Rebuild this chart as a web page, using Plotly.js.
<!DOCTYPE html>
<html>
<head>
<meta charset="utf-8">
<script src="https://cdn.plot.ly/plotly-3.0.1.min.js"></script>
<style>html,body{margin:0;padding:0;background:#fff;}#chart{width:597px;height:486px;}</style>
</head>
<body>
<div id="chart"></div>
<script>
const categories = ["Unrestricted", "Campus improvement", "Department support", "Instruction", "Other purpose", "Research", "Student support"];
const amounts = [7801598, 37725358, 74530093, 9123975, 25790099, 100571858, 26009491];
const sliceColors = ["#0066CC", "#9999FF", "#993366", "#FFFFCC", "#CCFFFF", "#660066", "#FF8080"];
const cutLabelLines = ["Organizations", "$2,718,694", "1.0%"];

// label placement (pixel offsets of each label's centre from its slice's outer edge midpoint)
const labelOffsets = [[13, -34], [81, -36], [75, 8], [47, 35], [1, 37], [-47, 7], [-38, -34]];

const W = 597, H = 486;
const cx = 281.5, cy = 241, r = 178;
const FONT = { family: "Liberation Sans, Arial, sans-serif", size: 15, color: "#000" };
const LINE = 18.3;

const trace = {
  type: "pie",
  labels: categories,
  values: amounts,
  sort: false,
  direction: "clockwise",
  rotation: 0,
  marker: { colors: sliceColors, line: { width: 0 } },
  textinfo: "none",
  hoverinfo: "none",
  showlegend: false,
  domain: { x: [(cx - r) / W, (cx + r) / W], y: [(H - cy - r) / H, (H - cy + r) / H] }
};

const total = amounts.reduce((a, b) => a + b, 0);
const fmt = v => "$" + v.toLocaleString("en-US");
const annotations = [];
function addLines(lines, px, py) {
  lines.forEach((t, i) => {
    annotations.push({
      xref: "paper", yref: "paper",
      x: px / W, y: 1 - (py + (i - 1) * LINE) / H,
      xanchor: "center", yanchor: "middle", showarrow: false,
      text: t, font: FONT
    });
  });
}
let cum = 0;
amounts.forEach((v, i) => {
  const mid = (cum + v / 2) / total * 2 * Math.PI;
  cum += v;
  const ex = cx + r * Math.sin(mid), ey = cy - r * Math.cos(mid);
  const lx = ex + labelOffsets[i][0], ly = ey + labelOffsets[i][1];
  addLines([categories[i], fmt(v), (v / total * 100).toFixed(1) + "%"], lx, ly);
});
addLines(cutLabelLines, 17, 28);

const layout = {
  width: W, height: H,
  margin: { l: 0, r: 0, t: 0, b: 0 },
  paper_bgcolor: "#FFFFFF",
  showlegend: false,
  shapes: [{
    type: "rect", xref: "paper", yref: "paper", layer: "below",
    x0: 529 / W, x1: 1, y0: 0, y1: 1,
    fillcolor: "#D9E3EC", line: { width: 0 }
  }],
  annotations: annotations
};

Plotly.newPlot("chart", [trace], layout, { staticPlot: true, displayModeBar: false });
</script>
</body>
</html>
--
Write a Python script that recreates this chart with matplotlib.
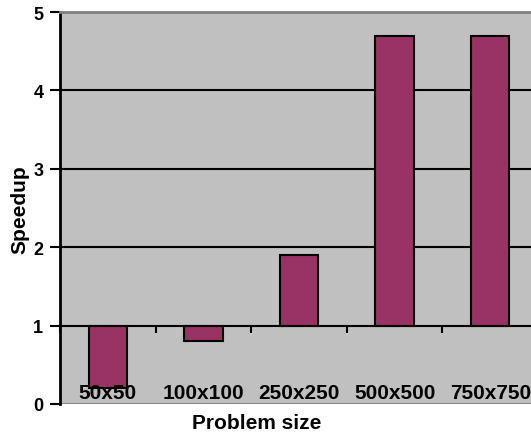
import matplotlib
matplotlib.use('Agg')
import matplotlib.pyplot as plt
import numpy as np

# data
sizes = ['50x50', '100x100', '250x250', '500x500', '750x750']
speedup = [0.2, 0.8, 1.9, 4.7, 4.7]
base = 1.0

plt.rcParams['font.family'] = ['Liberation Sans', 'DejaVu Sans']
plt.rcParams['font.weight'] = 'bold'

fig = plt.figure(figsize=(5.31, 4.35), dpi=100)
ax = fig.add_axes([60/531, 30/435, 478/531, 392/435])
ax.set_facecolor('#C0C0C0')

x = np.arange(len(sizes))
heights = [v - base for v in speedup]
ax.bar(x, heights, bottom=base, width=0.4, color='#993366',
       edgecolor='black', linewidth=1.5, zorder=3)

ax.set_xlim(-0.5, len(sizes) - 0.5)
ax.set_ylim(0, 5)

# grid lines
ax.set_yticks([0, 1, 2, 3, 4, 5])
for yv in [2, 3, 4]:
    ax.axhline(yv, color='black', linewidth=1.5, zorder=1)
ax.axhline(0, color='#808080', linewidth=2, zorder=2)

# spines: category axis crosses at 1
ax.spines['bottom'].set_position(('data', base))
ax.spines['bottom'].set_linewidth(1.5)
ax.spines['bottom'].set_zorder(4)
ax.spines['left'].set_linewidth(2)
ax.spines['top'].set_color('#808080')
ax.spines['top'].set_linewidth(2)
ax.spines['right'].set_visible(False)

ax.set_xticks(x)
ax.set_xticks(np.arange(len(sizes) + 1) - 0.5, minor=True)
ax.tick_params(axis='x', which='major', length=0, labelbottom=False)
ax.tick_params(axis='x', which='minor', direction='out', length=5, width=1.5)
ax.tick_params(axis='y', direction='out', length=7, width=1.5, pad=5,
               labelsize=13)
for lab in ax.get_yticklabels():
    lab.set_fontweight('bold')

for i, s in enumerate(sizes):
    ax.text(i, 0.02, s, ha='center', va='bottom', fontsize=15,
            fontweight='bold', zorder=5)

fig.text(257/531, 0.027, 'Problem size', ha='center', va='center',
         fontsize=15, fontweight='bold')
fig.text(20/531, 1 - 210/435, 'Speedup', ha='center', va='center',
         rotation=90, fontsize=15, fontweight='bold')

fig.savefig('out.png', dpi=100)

● **Exercise prompt**
Skip all pictures and retype only the stretch from the line that holds "Write a Python" through the line that holds "fig.savefig('out.png', dpi=100)", exactly as written.

● **The reply**
Write a Python script that recreates this chart with matplotlib.
import matplotlib
matplotlib.use('Agg')
import matplotlib.pyplot as plt
import numpy as np

# data
sizes = ['50x50', '100x100', '250x250', '500x500', '750x750']
speedup = [0.2, 0.8, 1.9, 4.7, 4.7]
base = 1.0

plt.rcParams['font.family'] = ['Liberation Sans', 'DejaVu Sans']
plt.rcParams['font.weight'] = 'bold'

fig = plt.figure(figsize=(5.31, 4.35), dpi=100)
ax = fig.add_axes([60/531, 30/435, 478/531, 392/435])
ax.set_facecolor('#C0C0C0')

x = np.arange(len(sizes))
heights = [v - base for v in speedup]
ax.bar(x, heights, bottom=base, width=0.4, color='#993366',
       edgecolor='black', linewidth=1.5, zorder=3)

ax.set_xlim(-0.5, len(sizes) - 0.5)
ax.set_ylim(0, 5)

# grid lines
ax.set_yticks([0, 1, 2, 3, 4, 5])
for yv in [2, 3, 4]:
    ax.axhline(yv, color='black', linewidth=1.5, zorder=1)
ax.axhline(0, color='#808080', linewidth=2, zorder=2)

# spines: category axis crosses at 1
ax.spines['bottom'].set_position(('data', base))
ax.spines['bottom'].set_linewidth(1.5)
ax.spines['bottom'].set_zorder(4)
ax.spines['left'].set_linewidth(2)
ax.spines['top'].set_color('#808080')
ax.spines['top'].set_linewidth(2)
ax.spines['right'].set_visible(False)

ax.set_xticks(x)
ax.set_xticks(np.arange(len(sizes) + 1) - 0.5, minor=True)
ax.tick_params(axis='x', which='major', length=0, labelbottom=False)
ax.tick_params(axis='x', which='minor', direction='out', length=5, width=1.5)
ax.tick_params(axis='y', direction='out', length=7, width=1.5, pad=5,
               labelsize=13)
for lab in ax.get_yticklabels():
    lab.set_fontweight('bold')

for i, s in enumerate(sizes):
    ax.text(i, 0.02, s, ha='center', va='bottom', fontsize=15,
            fontweight='bold', zorder=5)

fig.text(257/531, 0.027, 'Problem size', ha='center', va='center',
         fontsize=15, fontweight='bold')
fig.text(20/531, 1 - 210/435, 'Speedup', ha='center', va='center',
         rotation=90, fontsize=15, fontweight='bold')

fig.savefig('out.png', dpi=100)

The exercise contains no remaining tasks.